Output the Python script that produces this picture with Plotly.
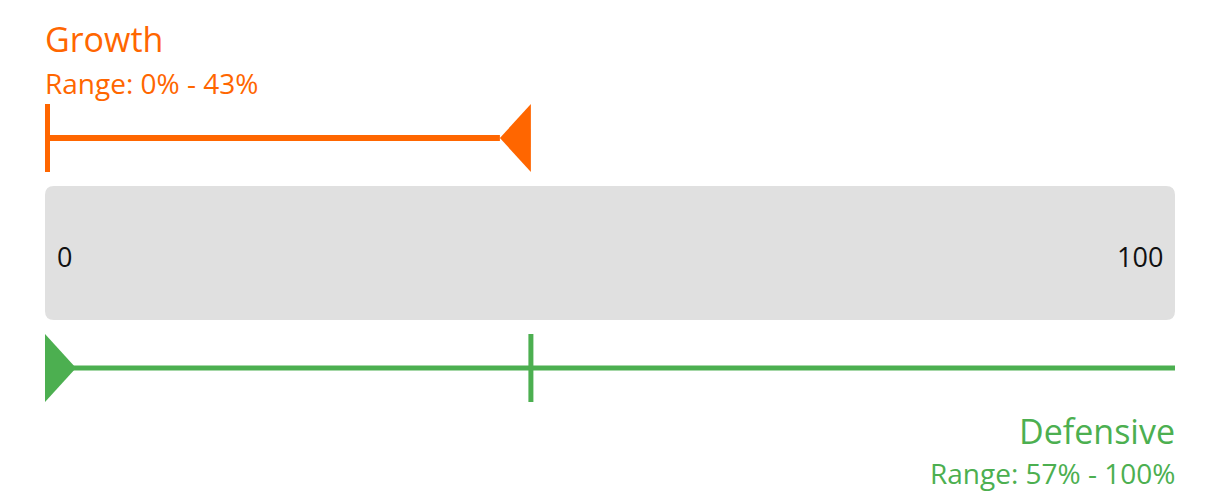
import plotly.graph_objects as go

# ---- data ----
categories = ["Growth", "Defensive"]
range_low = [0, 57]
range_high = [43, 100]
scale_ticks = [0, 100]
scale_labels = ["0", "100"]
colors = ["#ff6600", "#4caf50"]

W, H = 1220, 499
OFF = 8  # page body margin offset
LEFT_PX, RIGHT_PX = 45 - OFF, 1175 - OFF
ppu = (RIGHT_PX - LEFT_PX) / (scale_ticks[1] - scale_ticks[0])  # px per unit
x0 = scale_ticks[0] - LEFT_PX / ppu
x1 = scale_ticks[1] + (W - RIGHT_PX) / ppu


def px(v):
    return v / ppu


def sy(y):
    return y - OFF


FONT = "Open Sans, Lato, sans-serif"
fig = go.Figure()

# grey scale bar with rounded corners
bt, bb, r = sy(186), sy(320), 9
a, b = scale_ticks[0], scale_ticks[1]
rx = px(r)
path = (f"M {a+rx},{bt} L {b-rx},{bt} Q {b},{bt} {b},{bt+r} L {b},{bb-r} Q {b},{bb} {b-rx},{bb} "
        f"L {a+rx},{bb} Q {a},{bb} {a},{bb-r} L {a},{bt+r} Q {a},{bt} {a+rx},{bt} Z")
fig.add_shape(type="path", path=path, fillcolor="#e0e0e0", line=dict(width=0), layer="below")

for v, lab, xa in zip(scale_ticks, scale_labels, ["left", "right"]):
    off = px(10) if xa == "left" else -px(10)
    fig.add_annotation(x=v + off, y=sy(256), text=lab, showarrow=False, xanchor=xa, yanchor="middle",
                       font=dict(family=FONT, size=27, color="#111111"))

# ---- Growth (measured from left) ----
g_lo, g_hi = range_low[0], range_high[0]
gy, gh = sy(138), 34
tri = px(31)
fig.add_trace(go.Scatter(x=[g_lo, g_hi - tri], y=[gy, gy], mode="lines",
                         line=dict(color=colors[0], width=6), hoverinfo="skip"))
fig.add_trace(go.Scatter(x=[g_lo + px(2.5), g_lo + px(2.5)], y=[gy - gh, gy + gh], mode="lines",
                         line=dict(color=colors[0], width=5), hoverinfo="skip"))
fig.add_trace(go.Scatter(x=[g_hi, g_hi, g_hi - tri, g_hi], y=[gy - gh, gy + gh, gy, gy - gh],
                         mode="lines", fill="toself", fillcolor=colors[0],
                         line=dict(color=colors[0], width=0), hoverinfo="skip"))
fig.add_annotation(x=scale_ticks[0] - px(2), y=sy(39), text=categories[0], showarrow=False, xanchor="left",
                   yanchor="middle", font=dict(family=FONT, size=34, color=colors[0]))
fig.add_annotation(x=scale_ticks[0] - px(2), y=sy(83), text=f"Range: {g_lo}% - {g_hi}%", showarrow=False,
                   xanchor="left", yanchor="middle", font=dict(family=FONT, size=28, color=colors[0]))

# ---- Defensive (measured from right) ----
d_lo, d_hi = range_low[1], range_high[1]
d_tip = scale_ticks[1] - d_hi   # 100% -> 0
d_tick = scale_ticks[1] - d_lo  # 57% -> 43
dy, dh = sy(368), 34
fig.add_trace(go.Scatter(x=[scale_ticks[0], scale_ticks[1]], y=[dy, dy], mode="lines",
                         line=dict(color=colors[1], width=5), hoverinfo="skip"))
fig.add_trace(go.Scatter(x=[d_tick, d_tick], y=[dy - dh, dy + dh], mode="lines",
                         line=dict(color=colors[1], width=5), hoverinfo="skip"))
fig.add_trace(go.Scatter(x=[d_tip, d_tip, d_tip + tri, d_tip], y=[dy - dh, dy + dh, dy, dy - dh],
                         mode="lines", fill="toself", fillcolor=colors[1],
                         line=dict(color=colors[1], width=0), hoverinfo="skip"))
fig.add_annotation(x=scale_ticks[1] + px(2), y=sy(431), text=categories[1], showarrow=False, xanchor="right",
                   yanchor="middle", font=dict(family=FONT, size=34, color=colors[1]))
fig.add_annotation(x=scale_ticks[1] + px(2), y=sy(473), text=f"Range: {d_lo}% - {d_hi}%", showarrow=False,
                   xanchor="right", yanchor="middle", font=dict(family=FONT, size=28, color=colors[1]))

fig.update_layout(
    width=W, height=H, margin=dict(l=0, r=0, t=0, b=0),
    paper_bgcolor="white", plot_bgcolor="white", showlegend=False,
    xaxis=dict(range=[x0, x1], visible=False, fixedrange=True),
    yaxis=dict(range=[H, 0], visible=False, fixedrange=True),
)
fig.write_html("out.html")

━━━━━━

• _WORK TO BE COMPLETED_:
Write the listing above out again exactly, dropping each image.

• _EXPECTED OUTPUT_:
Output the Python script that produces this picture with Plotly.
import plotly.graph_objects as go

# ---- data ----
categories = ["Growth", "Defensive"]
range_low = [0, 57]
range_high = [43, 100]
scale_ticks = [0, 100]
scale_labels = ["0", "100"]
colors = ["#ff6600", "#4caf50"]

W, H = 1220, 499
OFF = 8  # page body margin offset
LEFT_PX, RIGHT_PX = 45 - OFF, 1175 - OFF
ppu = (RIGHT_PX - LEFT_PX) / (scale_ticks[1] - scale_ticks[0])  # px per unit
x0 = scale_ticks[0] - LEFT_PX / ppu
x1 = scale_ticks[1] + (W - RIGHT_PX) / ppu


def px(v):
    return v / ppu


def sy(y):
    return y - OFF


FONT = "Open Sans, Lato, sans-serif"
fig = go.Figure()

# grey scale bar with rounded corners
bt, bb, r = sy(186), sy(320), 9
a, b = scale_ticks[0], scale_ticks[1]
rx = px(r)
path = (f"M {a+rx},{bt} L {b-rx},{bt} Q {b},{bt} {b},{bt+r} L {b},{bb-r} Q {b},{bb} {b-rx},{bb} "
        f"L {a+rx},{bb} Q {a},{bb} {a},{bb-r} L {a},{bt+r} Q {a},{bt} {a+rx},{bt} Z")
fig.add_shape(type="path", path=path, fillcolor="#e0e0e0", line=dict(width=0), layer="below")

for v, lab, xa in zip(scale_ticks, scale_labels, ["left", "right"]):
    off = px(10) if xa == "left" else -px(10)
    fig.add_annotation(x=v + off, y=sy(256), text=lab, showarrow=False, xanchor=xa, yanchor="middle",
                       font=dict(family=FONT, size=27, color="#111111"))

# ---- Growth (measured from left) ----
g_lo, g_hi = range_low[0], range_high[0]
gy, gh = sy(138), 34
tri = px(31)
fig.add_trace(go.Scatter(x=[g_lo, g_hi - tri], y=[gy, gy], mode="lines",
                         line=dict(color=colors[0], width=6), hoverinfo="skip"))
fig.add_trace(go.Scatter(x=[g_lo + px(2.5), g_lo + px(2.5)], y=[gy - gh, gy + gh], mode="lines",
                         line=dict(color=colors[0], width=5), hoverinfo="skip"))
fig.add_trace(go.Scatter(x=[g_hi, g_hi, g_hi - tri, g_hi], y=[gy - gh, gy + gh, gy, gy - gh],
                         mode="lines", fill="toself", fillcolor=colors[0],
                         line=dict(color=colors[0], width=0), hoverinfo="skip"))
fig.add_annotation(x=scale_ticks[0] - px(2), y=sy(39), text=categories[0], showarrow=False, xanchor="left",
                   yanchor="middle", font=dict(family=FONT, size=34, color=colors[0]))
fig.add_annotation(x=scale_ticks[0] - px(2), y=sy(83), text=f"Range: {g_lo}% - {g_hi}%", showarrow=False,
                   xanchor="left", yanchor="middle", font=dict(family=FONT, size=28, color=colors[0]))

# ---- Defensive (measured from right) ----
d_lo, d_hi = range_low[1], range_high[1]
d_tip = scale_ticks[1] - d_hi   # 100% -> 0
d_tick = scale_ticks[1] - d_lo  # 57% -> 43
dy, dh = sy(368), 34
fig.add_trace(go.Scatter(x=[scale_ticks[0], scale_ticks[1]], y=[dy, dy], mode="lines",
                         line=dict(color=colors[1], width=5), hoverinfo="skip"))
fig.add_trace(go.Scatter(x=[d_tick, d_tick], y=[dy - dh, dy + dh], mode="lines",
                         line=dict(color=colors[1], width=5), hoverinfo="skip"))
fig.add_trace(go.Scatter(x=[d_tip, d_tip, d_tip + tri, d_tip], y=[dy - dh, dy + dh, dy, dy - dh],
                         mode="lines", fill="toself", fillcolor=colors[1],
                         line=dict(color=colors[1], width=0), hoverinfo="skip"))
fig.add_annotation(x=scale_ticks[1] + px(2), y=sy(431), text=categories[1], showarrow=False, xanchor="right",
                   yanchor="middle", font=dict(family=FONT, size=34, color=colors[1]))
fig.add_annotation(x=scale_ticks[1] + px(2), y=sy(473), text=f"Range: {d_lo}% - {d_hi}%", showarrow=False,
                   xanchor="right", yanchor="middle", font=dict(family=FONT, size=28, color=colors[1]))

fig.update_layout(
    width=W, height=H, margin=dict(l=0, r=0, t=0, b=0),
    paper_bgcolor="white", plot_bgcolor="white", showlegend=False,
    xaxis=dict(range=[x0, x1], visible=False, fixedrange=True),
    yaxis=dict(range=[H, 0], visible=False, fixedrange=True),
)
fig.write_html("out.html")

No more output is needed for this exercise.